Written task: Exclude the pictures, then repeat the remaining data exactly.

Given data:
------------------------------------------------------------------------
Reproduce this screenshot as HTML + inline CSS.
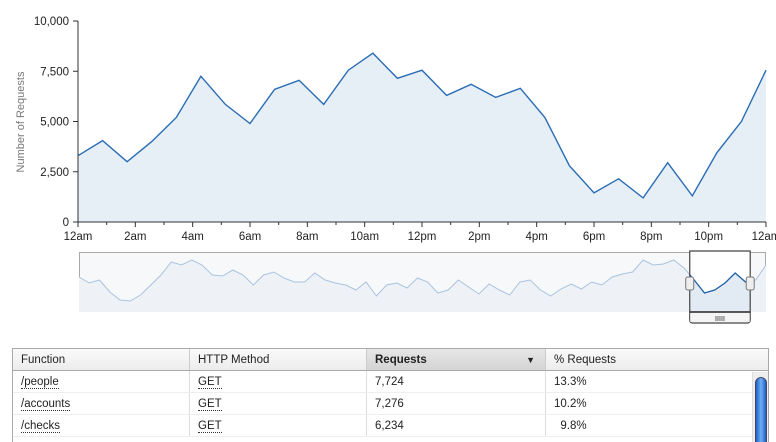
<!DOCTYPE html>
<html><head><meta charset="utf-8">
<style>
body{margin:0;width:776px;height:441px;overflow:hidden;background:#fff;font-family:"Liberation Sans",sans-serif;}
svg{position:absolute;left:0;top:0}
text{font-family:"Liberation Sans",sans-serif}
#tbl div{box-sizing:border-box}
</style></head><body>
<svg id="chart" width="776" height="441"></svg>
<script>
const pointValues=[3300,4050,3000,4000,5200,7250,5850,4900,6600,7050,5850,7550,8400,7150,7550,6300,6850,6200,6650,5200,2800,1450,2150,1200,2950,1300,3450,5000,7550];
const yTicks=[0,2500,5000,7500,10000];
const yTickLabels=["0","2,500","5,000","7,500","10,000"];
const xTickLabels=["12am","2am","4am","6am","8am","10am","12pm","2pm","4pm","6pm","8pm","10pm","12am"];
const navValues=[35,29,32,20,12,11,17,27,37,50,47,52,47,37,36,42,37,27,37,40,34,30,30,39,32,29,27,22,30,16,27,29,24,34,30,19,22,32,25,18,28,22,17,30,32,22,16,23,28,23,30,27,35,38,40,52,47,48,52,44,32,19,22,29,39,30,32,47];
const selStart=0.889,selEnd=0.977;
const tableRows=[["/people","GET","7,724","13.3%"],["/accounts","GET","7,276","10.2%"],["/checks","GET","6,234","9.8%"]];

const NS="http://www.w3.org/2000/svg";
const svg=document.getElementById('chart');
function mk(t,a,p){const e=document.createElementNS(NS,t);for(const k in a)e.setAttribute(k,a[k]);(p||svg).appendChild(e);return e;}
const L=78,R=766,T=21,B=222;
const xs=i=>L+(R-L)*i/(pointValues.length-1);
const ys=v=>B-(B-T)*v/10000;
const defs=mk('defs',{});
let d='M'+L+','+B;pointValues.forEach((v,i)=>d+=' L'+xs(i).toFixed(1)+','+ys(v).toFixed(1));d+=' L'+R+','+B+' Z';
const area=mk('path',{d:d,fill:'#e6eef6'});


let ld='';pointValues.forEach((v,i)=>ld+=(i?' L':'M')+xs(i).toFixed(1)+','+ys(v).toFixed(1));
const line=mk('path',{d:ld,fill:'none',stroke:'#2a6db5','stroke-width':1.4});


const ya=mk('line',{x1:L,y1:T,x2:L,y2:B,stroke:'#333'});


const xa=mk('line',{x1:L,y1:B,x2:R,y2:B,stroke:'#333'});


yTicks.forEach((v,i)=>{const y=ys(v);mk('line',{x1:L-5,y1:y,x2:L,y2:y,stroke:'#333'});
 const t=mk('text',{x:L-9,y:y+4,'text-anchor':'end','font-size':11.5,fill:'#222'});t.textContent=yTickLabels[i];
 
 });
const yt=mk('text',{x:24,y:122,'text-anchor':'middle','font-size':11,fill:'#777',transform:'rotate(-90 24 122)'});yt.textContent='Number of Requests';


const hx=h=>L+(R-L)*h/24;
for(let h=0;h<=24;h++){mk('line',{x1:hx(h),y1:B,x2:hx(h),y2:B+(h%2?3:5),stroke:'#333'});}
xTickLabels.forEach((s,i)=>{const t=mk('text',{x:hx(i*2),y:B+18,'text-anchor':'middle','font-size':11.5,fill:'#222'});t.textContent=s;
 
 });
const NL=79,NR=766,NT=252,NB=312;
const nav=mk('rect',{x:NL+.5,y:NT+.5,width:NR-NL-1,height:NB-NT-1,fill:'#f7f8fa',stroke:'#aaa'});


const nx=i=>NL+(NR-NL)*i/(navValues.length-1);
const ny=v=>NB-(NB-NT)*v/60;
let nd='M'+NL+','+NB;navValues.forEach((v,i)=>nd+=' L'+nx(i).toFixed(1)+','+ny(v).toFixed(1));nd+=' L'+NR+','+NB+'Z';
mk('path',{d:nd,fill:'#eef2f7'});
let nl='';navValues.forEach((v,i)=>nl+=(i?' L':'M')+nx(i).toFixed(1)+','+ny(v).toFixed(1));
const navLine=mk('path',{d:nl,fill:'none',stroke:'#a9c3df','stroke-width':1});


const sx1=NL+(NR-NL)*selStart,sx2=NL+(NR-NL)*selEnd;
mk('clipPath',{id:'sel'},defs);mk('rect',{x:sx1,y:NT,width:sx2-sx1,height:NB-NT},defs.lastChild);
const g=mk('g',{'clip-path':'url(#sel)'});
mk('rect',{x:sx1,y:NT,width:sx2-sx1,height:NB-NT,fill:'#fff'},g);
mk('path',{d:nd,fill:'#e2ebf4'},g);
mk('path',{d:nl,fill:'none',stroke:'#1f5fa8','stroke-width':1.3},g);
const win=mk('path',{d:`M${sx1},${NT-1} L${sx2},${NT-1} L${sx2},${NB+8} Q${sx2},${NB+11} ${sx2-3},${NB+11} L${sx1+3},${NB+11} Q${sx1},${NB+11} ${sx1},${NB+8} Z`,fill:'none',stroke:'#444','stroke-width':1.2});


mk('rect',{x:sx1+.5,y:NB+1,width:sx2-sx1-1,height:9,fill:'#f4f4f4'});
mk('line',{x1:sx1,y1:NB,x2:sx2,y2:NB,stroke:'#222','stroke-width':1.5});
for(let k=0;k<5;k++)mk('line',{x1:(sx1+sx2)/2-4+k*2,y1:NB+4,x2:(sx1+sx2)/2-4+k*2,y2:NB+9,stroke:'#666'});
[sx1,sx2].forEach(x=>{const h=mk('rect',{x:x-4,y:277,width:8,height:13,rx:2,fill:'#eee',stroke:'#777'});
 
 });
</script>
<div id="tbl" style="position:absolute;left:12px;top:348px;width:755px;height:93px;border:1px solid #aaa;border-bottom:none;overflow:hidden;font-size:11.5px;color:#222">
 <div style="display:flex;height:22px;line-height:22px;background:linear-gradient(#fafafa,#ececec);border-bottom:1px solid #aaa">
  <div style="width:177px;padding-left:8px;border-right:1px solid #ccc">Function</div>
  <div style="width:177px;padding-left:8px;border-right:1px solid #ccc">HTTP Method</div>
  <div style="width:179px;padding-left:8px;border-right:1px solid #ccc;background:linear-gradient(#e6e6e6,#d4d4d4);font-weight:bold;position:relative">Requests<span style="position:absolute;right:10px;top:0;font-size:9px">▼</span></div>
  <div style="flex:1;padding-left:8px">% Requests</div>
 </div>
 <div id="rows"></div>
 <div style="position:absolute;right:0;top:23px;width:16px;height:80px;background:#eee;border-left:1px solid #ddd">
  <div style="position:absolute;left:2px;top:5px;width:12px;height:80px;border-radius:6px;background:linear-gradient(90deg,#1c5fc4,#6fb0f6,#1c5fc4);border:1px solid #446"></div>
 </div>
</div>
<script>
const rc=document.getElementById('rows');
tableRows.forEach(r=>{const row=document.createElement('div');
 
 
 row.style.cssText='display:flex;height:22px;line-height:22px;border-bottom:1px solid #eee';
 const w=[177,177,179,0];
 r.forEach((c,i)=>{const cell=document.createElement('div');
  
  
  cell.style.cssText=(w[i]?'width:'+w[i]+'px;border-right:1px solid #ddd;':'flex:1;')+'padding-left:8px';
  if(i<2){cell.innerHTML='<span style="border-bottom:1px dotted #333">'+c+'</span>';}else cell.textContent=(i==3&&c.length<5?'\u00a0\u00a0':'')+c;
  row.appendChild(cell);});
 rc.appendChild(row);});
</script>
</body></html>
------------------------------------------------------------------------
The solution:
Reproduce this screenshot as HTML + inline CSS.
<!DOCTYPE html>
<html><head><meta charset="utf-8">
<style>
body{margin:0;width:776px;height:441px;overflow:hidden;background:#fff;font-family:"Liberation Sans",sans-serif;}
svg{position:absolute;left:0;top:0}
text{font-family:"Liberation Sans",sans-serif}
#tbl div{box-sizing:border-box}
</style></head><body>
<svg id="chart" width="776" height="441"></svg>
<script>
const pointValues=[3300,4050,3000,4000,5200,7250,5850,4900,6600,7050,5850,7550,8400,7150,7550,6300,6850,6200,6650,5200,2800,1450,2150,1200,2950,1300,3450,5000,7550];
const yTicks=[0,2500,5000,7500,10000];
const yTickLabels=["0","2,500","5,000","7,500","10,000"];
const xTickLabels=["12am","2am","4am","6am","8am","10am","12pm","2pm","4pm","6pm","8pm","10pm","12am"];
const navValues=[35,29,32,20,12,11,17,27,37,50,47,52,47,37,36,42,37,27,37,40,34,30,30,39,32,29,27,22,30,16,27,29,24,34,30,19,22,32,25,18,28,22,17,30,32,22,16,23,28,23,30,27,35,38,40,52,47,48,52,44,32,19,22,29,39,30,32,47];
const selStart=0.889,selEnd=0.977;
const tableRows=[["/people","GET","7,724","13.3%"],["/accounts","GET","7,276","10.2%"],["/checks","GET","6,234","9.8%"]];

const NS="http://www.w3.org/2000/svg";
const svg=document.getElementById('chart');
function mk(t,a,p){const e=document.createElementNS(NS,t);for(const k in a)e.setAttribute(k,a[k]);(p||svg).appendChild(e);return e;}
const L=78,R=766,T=21,B=222;
const xs=i=>L+(R-L)*i/(pointValues.length-1);
const ys=v=>B-(B-T)*v/10000;
const defs=mk('defs',{});
let d='M'+L+','+B;pointValues.forEach((v,i)=>d+=' L'+xs(i).toFixed(1)+','+ys(v).toFixed(1));d+=' L'+R+','+B+' Z';
const area=mk('path',{d:d,fill:'#e6eef6'});


let ld='';pointValues.forEach((v,i)=>ld+=(i?' L':'M')+xs(i).toFixed(1)+','+ys(v).toFixed(1));
const line=mk('path',{d:ld,fill:'none',stroke:'#2a6db5','stroke-width':1.4});


const ya=mk('line',{x1:L,y1:T,x2:L,y2:B,stroke:'#333'});


const xa=mk('line',{x1:L,y1:B,x2:R,y2:B,stroke:'#333'});


yTicks.forEach((v,i)=>{const y=ys(v);mk('line',{x1:L-5,y1:y,x2:L,y2:y,stroke:'#333'});
 const t=mk('text',{x:L-9,y:y+4,'text-anchor':'end','font-size':11.5,fill:'#222'});t.textContent=yTickLabels[i];
 
 });
const yt=mk('text',{x:24,y:122,'text-anchor':'middle','font-size':11,fill:'#777',transform:'rotate(-90 24 122)'});yt.textContent='Number of Requests';


const hx=h=>L+(R-L)*h/24;
for(let h=0;h<=24;h++){mk('line',{x1:hx(h),y1:B,x2:hx(h),y2:B+(h%2?3:5),stroke:'#333'});}
xTickLabels.forEach((s,i)=>{const t=mk('text',{x:hx(i*2),y:B+18,'text-anchor':'middle','font-size':11.5,fill:'#222'});t.textContent=s;
 
 });
const NL=79,NR=766,NT=252,NB=312;
const nav=mk('rect',{x:NL+.5,y:NT+.5,width:NR-NL-1,height:NB-NT-1,fill:'#f7f8fa',stroke:'#aaa'});


const nx=i=>NL+(NR-NL)*i/(navValues.length-1);
const ny=v=>NB-(NB-NT)*v/60;
let nd='M'+NL+','+NB;navValues.forEach((v,i)=>nd+=' L'+nx(i).toFixed(1)+','+ny(v).toFixed(1));nd+=' L'+NR+','+NB+'Z';
mk('path',{d:nd,fill:'#eef2f7'});
let nl='';navValues.forEach((v,i)=>nl+=(i?' L':'M')+nx(i).toFixed(1)+','+ny(v).toFixed(1));
const navLine=mk('path',{d:nl,fill:'none',stroke:'#a9c3df','stroke-width':1});


const sx1=NL+(NR-NL)*selStart,sx2=NL+(NR-NL)*selEnd;
mk('clipPath',{id:'sel'},defs);mk('rect',{x:sx1,y:NT,width:sx2-sx1,height:NB-NT},defs.lastChild);
const g=mk('g',{'clip-path':'url(#sel)'});
mk('rect',{x:sx1,y:NT,width:sx2-sx1,height:NB-NT,fill:'#fff'},g);
mk('path',{d:nd,fill:'#e2ebf4'},g);
mk('path',{d:nl,fill:'none',stroke:'#1f5fa8','stroke-width':1.3},g);
const win=mk('path',{d:`M${sx1},${NT-1} L${sx2},${NT-1} L${sx2},${NB+8} Q${sx2},${NB+11} ${sx2-3},${NB+11} L${sx1+3},${NB+11} Q${sx1},${NB+11} ${sx1},${NB+8} Z`,fill:'none',stroke:'#444','stroke-width':1.2});


mk('rect',{x:sx1+.5,y:NB+1,width:sx2-sx1-1,height:9,fill:'#f4f4f4'});
mk('line',{x1:sx1,y1:NB,x2:sx2,y2:NB,stroke:'#222','stroke-width':1.5});
for(let k=0;k<5;k++)mk('line',{x1:(sx1+sx2)/2-4+k*2,y1:NB+4,x2:(sx1+sx2)/2-4+k*2,y2:NB+9,stroke:'#666'});
[sx1,sx2].forEach(x=>{const h=mk('rect',{x:x-4,y:277,width:8,height:13,rx:2,fill:'#eee',stroke:'#777'});
 
 });
</script>
<div id="tbl" style="position:absolute;left:12px;top:348px;width:755px;height:93px;border:1px solid #aaa;border-bottom:none;overflow:hidden;font-size:11.5px;color:#222">
 <div style="display:flex;height:22px;line-height:22px;background:linear-gradient(#fafafa,#ececec);border-bottom:1px solid #aaa">
  <div style="width:177px;padding-left:8px;border-right:1px solid #ccc">Function</div>
  <div style="width:177px;padding-left:8px;border-right:1px solid #ccc">HTTP Method</div>
  <div style="width:179px;padding-left:8px;border-right:1px solid #ccc;background:linear-gradient(#e6e6e6,#d4d4d4);font-weight:bold;position:relative">Requests<span style="position:absolute;right:10px;top:0;font-size:9px">▼</span></div>
  <div style="flex:1;padding-left:8px">% Requests</div>
 </div>
 <div id="rows"></div>
 <div style="position:absolute;right:0;top:23px;width:16px;height:80px;background:#eee;border-left:1px solid #ddd">
  <div style="position:absolute;left:2px;top:5px;width:12px;height:80px;border-radius:6px;background:linear-gradient(90deg,#1c5fc4,#6fb0f6,#1c5fc4);border:1px solid #446"></div>
 </div>
</div>
<script>
const rc=document.getElementById('rows');
tableRows.forEach(r=>{const row=document.createElement('div');
 
 
 row.style.cssText='display:flex;height:22px;line-height:22px;border-bottom:1px solid #eee';
 const w=[177,177,179,0];
 r.forEach((c,i)=>{const cell=document.createElement('div');
  
  
  cell.style.cssText=(w[i]?'width:'+w[i]+'px;border-right:1px solid #ddd;':'flex:1;')+'padding-left:8px';
  if(i<2){cell.innerHTML='<span style="border-bottom:1px dotted #333">'+c+'</span>';}else cell.textContent=(i==3&&c.length<5?'\u00a0\u00a0':'')+c;
  row.appendChild(cell);});
 rc.appendChild(row);});
</script>
</body></html>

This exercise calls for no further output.